Soldier has exit strategy for dog he adopted in Afghanistan

CHICAGO — There is much about his deployment in Afghanistan that Army Sgt. Tim Johannsen can't discuss, including where he's stationed and why a tank specialist such as him is serving in a mountainous region where tanks can't operate.

But those secrecy requirements didn't stop Johannsen from talking about his adopted dog — a loyal mutt named Leonidas, who whines outside Johannsen's hooch while he's gone.

The dog brings a touch of normalcy to an otherwise challenging environment, the soldier says.

"You'll come back and you're walking up to the chow hall, and he comes over, eyes big, happy as all get-out to see you," Johannsen said recently from Afghanistan, where he has been stationed since early this year. "You forget about the stuff that's going on over here."

When his tour ends in 2012, Johannsen wants to bring Leonidas — Leo for short — home to his wife, Kaydee, in Downers Grove, Ill.

That kind of commitment by a serviceman to an animal is increasingly common, said Anna Maria Cannan, of the nonprofit Puppy Rescue Mission, a Colorado-based group that raises money to bring soldiers' dogs back from Afghanistan.

So far, about 130 adopted dogs have been sent stateside, she said.

"Soldiers from all across the U.S. are finding these lovely companions they don't want to leave behind," Cannan said. "To leave them there, left to die, is hard."

The dogs can be therapeutic in helping soldiers readjust to civilian life, said Cannan, who started the program after her husband brought a dog home from a deployment in Afghanistan.

She believes that if the military made it easier to send dogs home, there would be fewer cases of post-traumatic stress.

Although soldiers officially aren't allowed to adopt pets while serving overseas, strict enforcement of that order isn't always a priority, especially in a war zone, said a spokesman for U. S. Central Command in Tampa, Fla.

Those loosely enforced rules leave troops on their own if they want to bring an adopted animal home.

And that can be a long journey, Cannan said.

First a dog has to be transported by courier from a soldier's outpost to a shelter in a departure city, where it's vaccinated and quarantined to ensure it doesn't harbor disease.

It can take time to arrange a flight home because the nonprofit is limited to shipping two to four dogs a week, Cannan said. A backlog of 20 animals is waiting to go to the states, she said .

There also are fundraising hurdles. The Puppy Rescue Mission pays $3,500 per dog for kenneling, vaccination and the air flight, Cannan said.

The soldiers have to raise the money to pay the local couriers — many of whom are forced to drive the dogs hundreds of miles through often dangerous country. This can cost as much as $800 — a financial challenge for many military families, Cannan said.

Johannsen and his wife are working to solve that problem, he said, and have set up a website to accept donations.

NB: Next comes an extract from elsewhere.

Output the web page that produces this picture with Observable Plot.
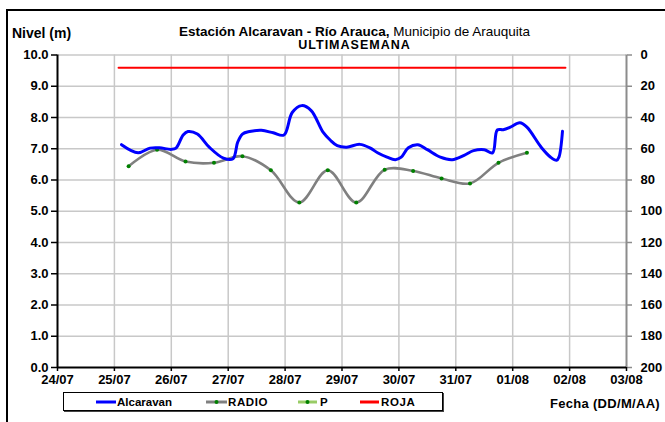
<!DOCTYPE html>
<html>
<head>
<meta charset="utf-8">
<script src="https://cdn.jsdelivr.net/npm/d3@7"></script>
<script src="https://cdn.jsdelivr.net/npm/@observablehq/plot@0.6"></script>
<style>
  html, body { margin:0; padding:0; background:#fff; overflow:hidden; }
  #wrap { position:relative; width:665px; height:422px; overflow:hidden; font-family:"Liberation Sans", Arial, sans-serif; color:#000; }
  #wrap svg.plot { position:absolute; left:0; top:0; }
  .abs { position:absolute; white-space:nowrap; line-height:1; }
  #frame { position:absolute; left:6px; top:8.5px; width:720px; height:500px; border:2.5px solid #000; box-sizing:border-box; }
  #legend { position:absolute; left:63px; top:392px; width:380px; height:19px; border:1px solid #000; box-shadow:1px 1px 0 #444; box-sizing:border-box; background:#fff; }
</style>
</head>
<body>
<div id="wrap">
  <div id="frame"></div>
</div>
<script>
// ---- data ----
const year = "2013";
const alcaravanTimes = ["25/07 03:00","25/07 10:00","25/07 15:00","25/07 19:00","26/07 00:00","26/07 02:00","26/07 05:00","26/07 07:00","26/07 11:00","26/07 16:00","26/07 22:00","27/07 02:00","27/07 04:00","27/07 06:00","27/07 09:00","27/07 14:00","27/07 19:00","27/07 23:30","28/07 03:00","28/07 07:00","28/07 11:00","28/07 16:00","28/07 19:00","28/07 22:00","29/07 02:00","29/07 07:30","29/07 12:00","29/07 15:00","29/07 19:00","29/07 22:30","30/07 01:00","30/07 04:00","30/07 08:00","30/07 12:00","30/07 17:30","30/07 22:30","31/07 03:30","31/07 07:30","31/07 12:00","31/07 15:30","31/07 17:30","31/07 20:00","31/07 23:00","01/08 03:00","01/08 06:00","01/08 12:00","01/08 16:00","01/08 18:30","01/08 19:30","01/08 21:00"];
const alcaravanLevels = [7.13,6.87,7.02,7.03,6.98,7.02,7.44,7.55,7.47,7.05,6.70,6.68,7.21,7.47,7.55,7.59,7.51,7.44,8.16,8.38,8.22,7.53,7.28,7.10,7.05,7.14,7.02,6.87,6.73,6.65,6.73,7.03,7.13,6.97,6.73,6.65,6.79,6.94,6.97,6.87,7.60,7.61,7.69,7.83,7.69,7.05,6.73,6.63,6.73,7.56];
const radioTimes = ["25/07 06:00","25/07 18:00","26/07 06:00","26/07 18:00","27/07 06:00","27/07 18:00","28/07 06:00","28/07 18:00","29/07 06:00","29/07 18:00","30/07 06:00","30/07 18:00","31/07 06:00","31/07 18:00","01/08 06:00"];
const radioLevels = [6.44,6.97,6.59,6.55,6.76,6.31,5.28,6.31,5.28,6.33,6.29,6.05,5.89,6.55,6.87];
const rojaTimes = ["25/07 01:45","01/08 22:15"];
const rojaLevels = [9.59,9.59];
const xTickLabels = ["24/07","25/07","26/07","27/07","28/07","29/07","30/07","31/07","01/08","02/08","03/08"];
const leftTicks = [0,1,2,3,4,5,6,7,8,9,10];
const rightTicks = [0,20,40,60,80,100,120,140,160,180,200];
const seriesNames = ["Alcaravan","RADIO","P","ROJA"];

// ---- build ----
const parse = d3.utcParse("%d/%m/%Y %H:%M");
const t = s => parse(s.replace(" ", "/" + year + " "));
const alcaravan = alcaravanTimes.map((s,i) => ({date:t(s), level:alcaravanLevels[i]}));
const radio = radioTimes.map((s,i) => ({date:t(s), level:radioLevels[i]}));
const roja = rojaTimes.map((s,i) => ({date:t(s), level:rojaLevels[i]}));
const xTicks = xTickLabels.map(s => t(s + " 00:00"));
const x0 = xTicks[0], x1 = xTicks[xTicks.length-1];
const toLevel = v => 10 - v/20;

const chart = Plot.plot({
  width:665, height:422,
  marginLeft:57, marginRight:39, marginTop:54.5, marginBottom:55,
  x:{type:"utc", domain:[x0, x1], label:null},
  y:{domain:[0,10], label:null},
  style:{fontFamily:"'Liberation Sans', Arial, sans-serif", fontWeight:"bold", fontSize:"13px", color:"#000", background:"transparent", overflow:"visible"},
  marks:[
    Plot.gridX(xTicks.slice(1,-1), {stroke:"#c8c8c8", strokeOpacity:1, strokeWidth:1.5}),
    Plot.gridY(leftTicks.slice(1), {stroke:"#c8c8c8", strokeOpacity:1, strokeWidth:1.5}),
    Plot.ruleX([x1], {stroke:"#8c8c8c", strokeWidth:2}),
    Plot.axisY(rightTicks.map(toLevel), {anchor:"right", label:null, tickSize:5, tickPadding:9, stroke:"#8c8c8c", strokeWidth:1.5, fill:"#000", fontWeight:"bold", fontSize:13, tickFormat:d => String(Math.round((10-d)*20))}),
    Plot.axisY(leftTicks, {anchor:"left", label:null, tickSize:6, tickPadding:3, stroke:"#000", strokeWidth:1.5, fill:"#000", fontWeight:"bold", fontSize:13, tickFormat:d => d.toFixed(1)}),
    Plot.axisX(xTicks, {anchor:"bottom", label:null, tickSize:4, tickPadding:3, stroke:"#000", strokeWidth:1.5, fill:"#000", fontWeight:"bold", fontSize:13, tickFormat:d3.utcFormat("%d/%m")}),
    Plot.ruleX([x0], {stroke:"#000", strokeWidth:2}),
    Plot.ruleY([0], {stroke:"#000", strokeWidth:2}),
    Plot.line(roja, {x:"date", y:"level", stroke:"#ff0000", strokeWidth:2}),
    Plot.line(radio, {x:"date", y:"level", stroke:"#808080", strokeWidth:2.6, curve:"catmull-rom"}),
    Plot.dot(radio, {x:"date", y:"level", r:2, fill:"#008000", stroke:"none"}),
    Plot.line(alcaravan, {x:"date", y:"level", stroke:"#0000ff", strokeWidth:3, curve:"catmull-rom"})
  ]
});
const wrap = document.getElementById("wrap");
chart.classList.add("plot");
wrap.insertBefore(chart, wrap.firstChild);

function addText(txt, left, top, css) {
  const d = document.createElement("div");
  d.className = "abs";
  d.innerHTML = txt;
  d.style.left = left + "px"; d.style.top = top + "px";
  Object.assign(d.style, css || {});
  wrap.appendChild(d);
  return d;
}
addText("Nivel (m)", 12, 26, {fontSize:"14px", fontWeight:"bold"});
addText("<b>Estación Alcaravan - Río Arauca,</b> Municipio de Arauquita", 22, 25, {fontSize:"13.5px", width:"665px", textAlign:"center"});
addText("ULTIMASEMANA", 22, 39, {fontSize:"12.5px", fontWeight:"bold", width:"665px", textAlign:"center", letterSpacing:"1px"});
addText("Fecha (DD/M/AA)", 550, 397, {fontSize:"13px", fontWeight:"bold", letterSpacing:"0.3px"});

const legend = document.createElement("div");
legend.id = "legend";
wrap.appendChild(legend);
function swatch(left, color, width, dot, dotColor) {
  const ns = "http://www.w3.org/2000/svg";
  const s = document.createElementNS(ns, "svg");
  s.setAttribute("width", width); s.setAttribute("height", 8);
  s.style.position = "absolute"; s.style.left = left + "px"; s.style.top = "398px";
  const l = document.createElementNS(ns, "line");
  l.setAttribute("x1", 0); l.setAttribute("x2", width); l.setAttribute("y1", 4); l.setAttribute("y2", 4);
  l.setAttribute("stroke", color); l.setAttribute("stroke-width", 3);
  s.appendChild(l);
  if (dot) {
    const c = document.createElementNS(ns, "circle");
    c.setAttribute("cx", width/2); c.setAttribute("cy", 4); c.setAttribute("r", 2); c.setAttribute("fill", dotColor);
    s.appendChild(c);
  }
  wrap.appendChild(s);
}
swatch(96, "#0000ff", 20, false);
swatch(206, "#808080", 21, true, "#008000");
swatch(298, "#99cc66", 19, true, "#008000");
swatch(360, "#ff0000", 19, false);
[[seriesNames[0],117],[seriesNames[1],228],[seriesNames[2],320],[seriesNames[3],381]].forEach(([n,l]) => {
  addText(n, l, 397, {fontSize:"11.5px", fontWeight:"bold", letterSpacing: n==="RADIO"||n==="ROJA" ? "0.6px" : "0"});
});
</script>
</body>
</html>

"I have to find a way to get (Leo) to Kabul without locals or the Taliban finding out," Johannsen said. "I know I can give him a better home back there than he can ever get here."

A few months into his deployment, Johannsen saw a group of dogs ganging up on a puppy who wandered into camp looking for food.

"Average hoodlums," he said, describing the pack.

So he peeled the dogs off, fed the pup and gave him a flea bath. The two quickly became inseparable.

Having a dog helps him "escape the reality of being deployed, being away from family and friends," Johannsen said. "You're stuck with the same guys all the time," he said. "It's like being in a fraternity or a club. You have a dog, and it breaks up the monotony."

Leo has gradually been accepted by the other dogs at the compound, though it took awhile.

"He's like me," Johannsen said. "No matter who attacks him, he will stand his ground, he won't give up."

There's an old battlefield truism, he says: "Leave no man behind."